Have you ever heard a song that speaks to your very soul, or one that triggers old memories? Just by hearing that song, perhaps, you’ve felt overwhelmingly taken by a sudden, surprising emotion. Well, I was lucky enough to have such an experience this summer.
Recently, Disney released the new remake of the Lion King and upon watching, a song caught my attention instantly. Hearing that song brought to the forefront many childhood memories that evoked a whirlwind of emotions in me but mostly feelings of elation. Finally! A song that my daughter could appreciate and love. A song that celebrates the beauty of brown skin with no exclusions. A song that motivates all brown skin girls to love and value their beautiful brown complexion. The song that I am alluding to is called “Brown Skin Girl”.
For years, I was made to believe that my dark brown skin was not pretty.
Growing up, I wish there were songs as such that celebrated my brown skin. It would have had a big influence on my adolescent years. For years, I was made to believe that my dark brown skin was not pretty.
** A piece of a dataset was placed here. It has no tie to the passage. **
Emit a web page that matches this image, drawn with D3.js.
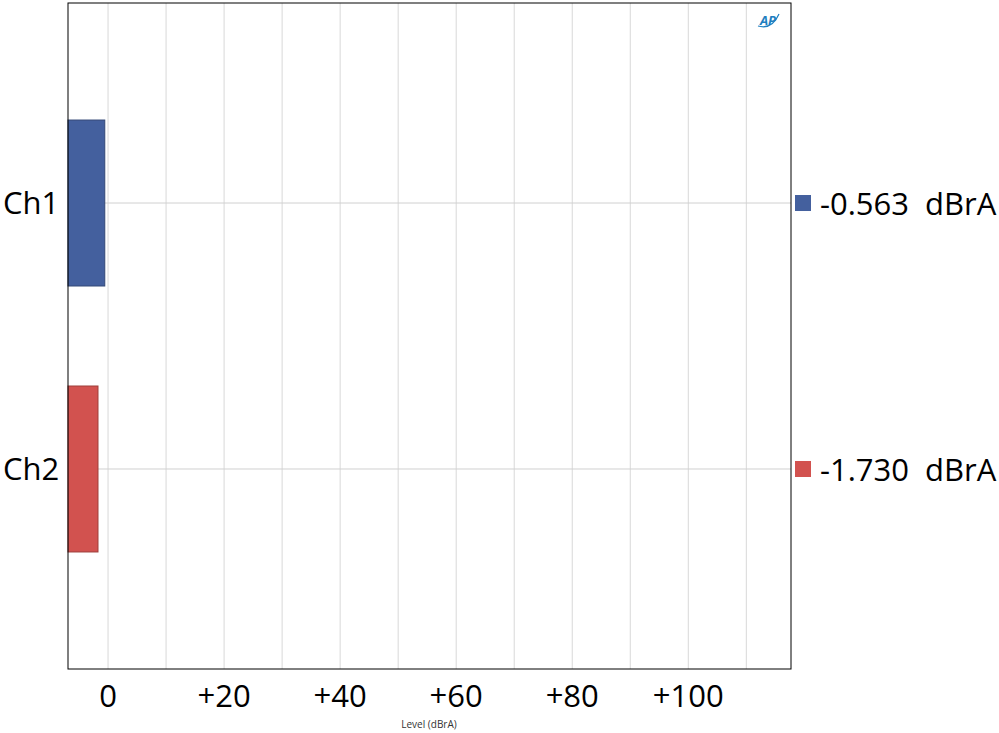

I can’t tell you how many times I was teased as a child for my dark skin or watch others get the same ill-treatment because of their complexion.
Looking through magazine pages and seeing pictures of women that society deemed beautiful, but never really seeing pictures of women of color didn’t help my self-esteem then. In my mind, it further affirmed the belief that was being thrusted upon me by society and those in my community at that time. According to some, the darker the skin, the less attractive that you were in “their” eyes.
In fact, in some communities and countries, this belief still holds true—that to be beautiful, you can’t have brown skin.
That very belief has driven so many (especially women and young girls) to seek unhealthy “solutions”. One widely used illusive solution among most in this group is skin bleaching (depigmentation)—the process of reducing the skin’s melanin concentration to achieve a lighter skin tone. Not only is this process temporary, but it also carries a lot of risks that are unbeknownst to many that use these skin lightening products.
Unfortunately, as a young teen, I had allowed my low self-esteem (and society) to influence me into trying skin lightening creams. However, that process was short-lived because I quickly realized that depigmentation was not for me and not the answer to my self-esteem issues. It took many years for me to fall in love with my beautiful dark brown skin and myself.
I am unique, beautiful, and a one-of-a-kind priceless treasure placed on this earth.
My hope is that my daughter will always remember these words. I am happy that she is getting exposure to songs like “Brown Skin Girl” because it further helps in boosting her self-love. I hope that she will never have to base her self-worth on skin complexion.
Fortunately, over time, I have notice that society has developed a broader definition of beautiful. What may have been once considered “unattractive” in one person’s eyes is now considered beautiful in the eyes of many. I guess it goes back to that old saying that states, “beauty is in the eye of the beholder.”
How do you help your child or children to see their self-worth?